**What you have to do:** Transcribe the lines from the start of the data below through the line with "Arial, Helvetica, sans-serif';", word for word and nothing more.

**Material for this task:**
= = =

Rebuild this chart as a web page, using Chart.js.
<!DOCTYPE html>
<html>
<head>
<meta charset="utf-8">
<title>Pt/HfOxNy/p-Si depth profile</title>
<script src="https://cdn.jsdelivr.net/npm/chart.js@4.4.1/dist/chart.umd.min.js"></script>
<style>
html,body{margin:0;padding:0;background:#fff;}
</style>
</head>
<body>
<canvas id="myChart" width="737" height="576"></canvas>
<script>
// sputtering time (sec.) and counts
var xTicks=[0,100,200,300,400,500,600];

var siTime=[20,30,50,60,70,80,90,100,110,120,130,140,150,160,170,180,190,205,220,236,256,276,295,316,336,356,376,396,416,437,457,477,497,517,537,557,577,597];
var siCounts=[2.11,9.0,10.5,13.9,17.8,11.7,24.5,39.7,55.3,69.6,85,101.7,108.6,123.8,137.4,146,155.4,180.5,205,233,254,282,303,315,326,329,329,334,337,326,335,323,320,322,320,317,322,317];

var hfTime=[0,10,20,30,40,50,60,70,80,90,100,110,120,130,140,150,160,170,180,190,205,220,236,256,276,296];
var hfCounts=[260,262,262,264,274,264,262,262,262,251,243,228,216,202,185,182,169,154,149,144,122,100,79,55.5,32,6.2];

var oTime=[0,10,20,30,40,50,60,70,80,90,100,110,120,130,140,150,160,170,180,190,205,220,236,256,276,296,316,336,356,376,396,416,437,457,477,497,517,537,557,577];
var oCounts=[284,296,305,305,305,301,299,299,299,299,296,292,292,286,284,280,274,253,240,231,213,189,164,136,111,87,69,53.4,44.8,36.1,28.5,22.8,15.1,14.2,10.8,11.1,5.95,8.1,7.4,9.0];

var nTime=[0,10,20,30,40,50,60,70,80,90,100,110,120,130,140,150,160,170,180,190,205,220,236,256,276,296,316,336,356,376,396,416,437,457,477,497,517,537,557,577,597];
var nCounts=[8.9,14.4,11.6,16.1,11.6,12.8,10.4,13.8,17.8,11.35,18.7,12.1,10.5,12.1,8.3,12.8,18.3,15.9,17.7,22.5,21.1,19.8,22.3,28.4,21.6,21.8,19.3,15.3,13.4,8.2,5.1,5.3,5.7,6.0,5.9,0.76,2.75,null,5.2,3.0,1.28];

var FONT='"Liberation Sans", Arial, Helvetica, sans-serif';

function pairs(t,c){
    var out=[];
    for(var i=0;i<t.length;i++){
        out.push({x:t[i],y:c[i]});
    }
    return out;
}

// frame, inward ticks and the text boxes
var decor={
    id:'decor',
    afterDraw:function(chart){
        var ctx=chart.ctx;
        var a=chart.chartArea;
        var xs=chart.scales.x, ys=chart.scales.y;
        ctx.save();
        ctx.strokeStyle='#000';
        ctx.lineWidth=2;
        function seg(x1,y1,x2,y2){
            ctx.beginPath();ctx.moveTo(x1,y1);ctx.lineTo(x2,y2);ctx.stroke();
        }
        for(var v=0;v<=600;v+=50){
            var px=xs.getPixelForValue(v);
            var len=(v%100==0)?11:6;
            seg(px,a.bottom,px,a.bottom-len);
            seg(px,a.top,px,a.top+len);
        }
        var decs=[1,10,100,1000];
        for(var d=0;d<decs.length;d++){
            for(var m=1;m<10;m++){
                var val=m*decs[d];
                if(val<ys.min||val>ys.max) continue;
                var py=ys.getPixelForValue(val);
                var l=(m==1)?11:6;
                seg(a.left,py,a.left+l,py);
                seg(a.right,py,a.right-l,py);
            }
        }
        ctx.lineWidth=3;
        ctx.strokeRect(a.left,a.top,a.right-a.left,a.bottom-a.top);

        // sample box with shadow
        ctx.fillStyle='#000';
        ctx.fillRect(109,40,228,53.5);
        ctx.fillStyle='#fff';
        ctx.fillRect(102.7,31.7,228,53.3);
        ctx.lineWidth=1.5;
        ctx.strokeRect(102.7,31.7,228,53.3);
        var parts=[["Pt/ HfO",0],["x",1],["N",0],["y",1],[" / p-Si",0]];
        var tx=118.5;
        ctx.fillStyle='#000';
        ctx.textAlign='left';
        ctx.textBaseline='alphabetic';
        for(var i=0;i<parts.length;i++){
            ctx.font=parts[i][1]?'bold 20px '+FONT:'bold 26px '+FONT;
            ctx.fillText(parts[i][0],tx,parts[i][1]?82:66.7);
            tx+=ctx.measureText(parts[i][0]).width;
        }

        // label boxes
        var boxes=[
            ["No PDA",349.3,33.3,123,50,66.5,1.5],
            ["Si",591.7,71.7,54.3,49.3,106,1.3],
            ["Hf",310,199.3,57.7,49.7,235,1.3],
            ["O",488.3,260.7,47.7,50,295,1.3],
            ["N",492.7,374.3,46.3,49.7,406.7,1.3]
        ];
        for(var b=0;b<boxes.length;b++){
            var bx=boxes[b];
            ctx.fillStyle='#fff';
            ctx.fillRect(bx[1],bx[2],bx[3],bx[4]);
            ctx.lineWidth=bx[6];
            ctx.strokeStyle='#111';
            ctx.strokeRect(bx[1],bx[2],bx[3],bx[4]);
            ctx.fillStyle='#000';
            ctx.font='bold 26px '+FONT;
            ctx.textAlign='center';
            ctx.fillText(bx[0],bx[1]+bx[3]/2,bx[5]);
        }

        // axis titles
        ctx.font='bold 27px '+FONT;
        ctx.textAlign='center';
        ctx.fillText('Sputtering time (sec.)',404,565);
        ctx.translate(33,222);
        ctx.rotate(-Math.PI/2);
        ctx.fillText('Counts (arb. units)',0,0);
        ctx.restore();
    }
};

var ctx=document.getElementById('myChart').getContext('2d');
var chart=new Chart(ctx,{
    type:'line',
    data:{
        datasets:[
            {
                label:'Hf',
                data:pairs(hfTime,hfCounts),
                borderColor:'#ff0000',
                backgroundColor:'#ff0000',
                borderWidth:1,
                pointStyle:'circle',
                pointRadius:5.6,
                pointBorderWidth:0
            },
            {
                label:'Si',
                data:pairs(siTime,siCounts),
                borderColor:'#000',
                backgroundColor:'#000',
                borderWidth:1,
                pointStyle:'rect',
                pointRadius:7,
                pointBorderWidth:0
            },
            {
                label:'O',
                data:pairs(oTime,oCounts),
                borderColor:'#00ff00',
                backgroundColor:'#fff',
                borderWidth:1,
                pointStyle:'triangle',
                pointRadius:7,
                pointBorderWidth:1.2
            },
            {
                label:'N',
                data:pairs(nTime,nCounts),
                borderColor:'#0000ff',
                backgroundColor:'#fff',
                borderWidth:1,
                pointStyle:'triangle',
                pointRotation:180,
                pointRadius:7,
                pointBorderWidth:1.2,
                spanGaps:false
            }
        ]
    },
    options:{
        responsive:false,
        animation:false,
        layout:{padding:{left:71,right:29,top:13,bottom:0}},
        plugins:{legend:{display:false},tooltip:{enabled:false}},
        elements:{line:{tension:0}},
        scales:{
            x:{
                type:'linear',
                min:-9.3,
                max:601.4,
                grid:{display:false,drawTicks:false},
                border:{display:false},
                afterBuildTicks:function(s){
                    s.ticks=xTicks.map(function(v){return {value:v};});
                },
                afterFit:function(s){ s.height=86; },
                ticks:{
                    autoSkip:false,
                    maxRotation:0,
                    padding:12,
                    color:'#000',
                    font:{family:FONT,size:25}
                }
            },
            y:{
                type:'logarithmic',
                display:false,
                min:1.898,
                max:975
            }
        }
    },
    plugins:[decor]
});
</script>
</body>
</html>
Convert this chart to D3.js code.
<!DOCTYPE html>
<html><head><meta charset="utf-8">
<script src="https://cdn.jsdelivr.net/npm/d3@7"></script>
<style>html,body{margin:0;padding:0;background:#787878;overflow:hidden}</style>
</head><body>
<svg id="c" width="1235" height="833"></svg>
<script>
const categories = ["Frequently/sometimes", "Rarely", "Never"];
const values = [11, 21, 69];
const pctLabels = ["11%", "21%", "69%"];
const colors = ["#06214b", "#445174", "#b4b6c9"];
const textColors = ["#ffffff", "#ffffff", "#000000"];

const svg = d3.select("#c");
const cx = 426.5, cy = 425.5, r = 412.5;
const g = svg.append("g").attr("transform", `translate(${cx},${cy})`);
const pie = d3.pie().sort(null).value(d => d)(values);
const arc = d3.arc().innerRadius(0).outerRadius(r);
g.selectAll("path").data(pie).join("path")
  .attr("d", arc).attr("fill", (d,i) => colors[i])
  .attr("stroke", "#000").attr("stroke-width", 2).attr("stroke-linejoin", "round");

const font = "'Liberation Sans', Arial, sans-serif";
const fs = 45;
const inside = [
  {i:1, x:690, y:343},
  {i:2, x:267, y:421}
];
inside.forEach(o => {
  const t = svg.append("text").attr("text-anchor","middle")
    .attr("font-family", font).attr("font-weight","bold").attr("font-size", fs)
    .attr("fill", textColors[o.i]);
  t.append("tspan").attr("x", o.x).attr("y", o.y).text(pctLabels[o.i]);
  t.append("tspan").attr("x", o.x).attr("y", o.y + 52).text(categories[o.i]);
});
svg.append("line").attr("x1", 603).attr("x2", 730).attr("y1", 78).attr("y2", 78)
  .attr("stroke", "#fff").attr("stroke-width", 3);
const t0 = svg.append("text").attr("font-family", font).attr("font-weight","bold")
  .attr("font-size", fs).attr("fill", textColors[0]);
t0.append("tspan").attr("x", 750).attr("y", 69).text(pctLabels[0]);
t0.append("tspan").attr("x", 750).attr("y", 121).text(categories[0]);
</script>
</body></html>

= = =

**Exercise response:**
Rebuild this chart as a web page, using Chart.js.
<!DOCTYPE html>
<html>
<head>
<meta charset="utf-8">
<title>Pt/HfOxNy/p-Si depth profile</title>
<script src="https://cdn.jsdelivr.net/npm/chart.js@4.4.1/dist/chart.umd.min.js"></script>
<style>
html,body{margin:0;padding:0;background:#fff;}
</style>
</head>
<body>
<canvas id="myChart" width="737" height="576"></canvas>
<script>
// sputtering time (sec.) and counts
var xTicks=[0,100,200,300,400,500,600];

var siTime=[20,30,50,60,70,80,90,100,110,120,130,140,150,160,170,180,190,205,220,236,256,276,295,316,336,356,376,396,416,437,457,477,497,517,537,557,577,597];
var siCounts=[2.11,9.0,10.5,13.9,17.8,11.7,24.5,39.7,55.3,69.6,85,101.7,108.6,123.8,137.4,146,155.4,180.5,205,233,254,282,303,315,326,329,329,334,337,326,335,323,320,322,320,317,322,317];

var hfTime=[0,10,20,30,40,50,60,70,80,90,100,110,120,130,140,150,160,170,180,190,205,220,236,256,276,296];
var hfCounts=[260,262,262,264,274,264,262,262,262,251,243,228,216,202,185,182,169,154,149,144,122,100,79,55.5,32,6.2];

var oTime=[0,10,20,30,40,50,60,70,80,90,100,110,120,130,140,150,160,170,180,190,205,220,236,256,276,296,316,336,356,376,396,416,437,457,477,497,517,537,557,577];
var oCounts=[284,296,305,305,305,301,299,299,299,299,296,292,292,286,284,280,274,253,240,231,213,189,164,136,111,87,69,53.4,44.8,36.1,28.5,22.8,15.1,14.2,10.8,11.1,5.95,8.1,7.4,9.0];

var nTime=[0,10,20,30,40,50,60,70,80,90,100,110,120,130,140,150,160,170,180,190,205,220,236,256,276,296,316,336,356,376,396,416,437,457,477,497,517,537,557,577,597];
var nCounts=[8.9,14.4,11.6,16.1,11.6,12.8,10.4,13.8,17.8,11.35,18.7,12.1,10.5,12.1,8.3,12.8,18.3,15.9,17.7,22.5,21.1,19.8,22.3,28.4,21.6,21.8,19.3,15.3,13.4,8.2,5.1,5.3,5.7,6.0,5.9,0.76,2.75,null,5.2,3.0,1.28];

var FONT='"Liberation Sans", Arial, Helvetica, sans-serif';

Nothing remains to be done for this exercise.